**Problem to solve:** The listing below begins with the first line you should copy; stop after the line containing "const AXIS_Y = CHART_H - AXIS_H;", and drop every picture.

**Records supplied:**
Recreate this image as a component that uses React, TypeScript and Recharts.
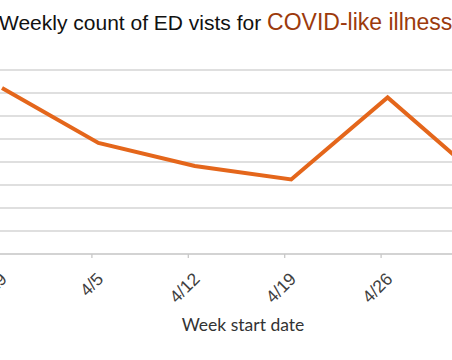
import React from "react";
import { LineChart, Line, XAxis, YAxis, CartesianGrid } from "recharts";

const weeks = ["3/29", "4/5", "4/12", "4/19", "4/26", "5/3"];
const visits = [722, 483, 383, 324, 681, 317];
const yTicks = [0, 100, 200, 300, 400, 500, 600, 700, 800];

const data = weeks.map((week, i) => ({ week, visits: visits[i] }));

const FONT = "'Liberation Sans', Arial, sans-serif";
const CHART_H = 360;
const AXIS_H = 106;
const AXIS_Y = CHART_H - AXIS_H;

// Excel-style: tick marks sit a little left of each point, labels slanted 45°
const WeekTick = (props: any) => {
  const { x, payload } = props;
  const ax = x + 6;
  const ay = AXIS_Y + 26;
  return (
    <g>
      <line
        x1={x - 6.5}
        y1={AXIS_Y}
        x2={x - 6.5}
        y2={AXIS_Y + 4}
        stroke="#c8c8c8"
        strokeWidth={1.3}
      />
      <text
        x={ax}
        y={ay}
        transform={`rotate(-45, ${ax}, ${ay})`}
        textAnchor="end"
        fontSize={17.5}
        fontFamily={FONT}
        fill="#404040"
      >
        {payload.value}
      </text>
    </g>
  );
};

export default function App() {
  return (
    <div
      style={{
        position: "absolute",
        left: 0,
        top: 0,
        width: 452,
        height: 360,
        overflow: "hidden",
        background: "#fff",
      }}
    >
      <div style={{ position: "absolute", left: -18, top: 0 }}>
        <LineChart
          width={522}
          height={CHART_H}
          data={data}
          margin={{ top: 70, right: 0, left: 0, bottom: 0 }}
        >
          <CartesianGrid vertical={false} stroke="#d4d4d4" strokeWidth={1.3} />
          <XAxis
            dataKey="week"
            padding={{ left: 20, right: 20 }}
            height={AXIS_H}
            axisLine={{ stroke: "#cfcfcf", strokeWidth: 1.5 }}
            tickLine={false}
            tickSize={0}
            tickMargin={0}
            interval={0}
            tick={<WeekTick />}
          />
          <YAxis hide domain={[0, 800]} ticks={yTicks} />
          <Line
            type="linear"
            dataKey="visits"
            stroke="#e4661b"
            strokeWidth={4}
            dot={false}
            isAnimationActive={false}
          />
        </LineChart>
      </div>
      <svg
        width={452}
        height={360}
        style={{ position: "absolute", left: 0, top: 0, pointerEvents: "none" }}
      >
        <text x={-1} y={30} fontSize={21} fontFamily={FONT} fill="#111">
          Weekly count of ED vists for{" "}
          <tspan fill="#9c3a0c" fontSize={23}>
            COVID-like illness
          </tspan>
        </text>
        <text
          x={243}
          y={331}
          textAnchor="middle"
          fontSize={17.5}
          fontFamily="Lato, sans-serif"
          fill="#333"
        >
          Week start date
        </text>
      </svg>
    </div>
  );
}
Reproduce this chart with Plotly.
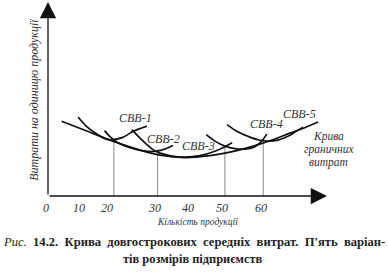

**Right answer:**
Recreate this image as a component that uses React, TypeScript and Recharts.
import React from "react";
import { LineChart, Line, XAxis, YAxis, CartesianGrid } from "recharts";

const weeks = ["3/29", "4/5", "4/12", "4/19", "4/26", "5/3"];
const visits = [722, 483, 383, 324, 681, 317];
const yTicks = [0, 100, 200, 300, 400, 500, 600, 700, 800];

const data = weeks.map((week, i) => ({ week, visits: visits[i] }));

const FONT = "'Liberation Sans', Arial, sans-serif";
const CHART_H = 360;
const AXIS_H = 106;
const AXIS_Y = CHART_H - AXIS_H;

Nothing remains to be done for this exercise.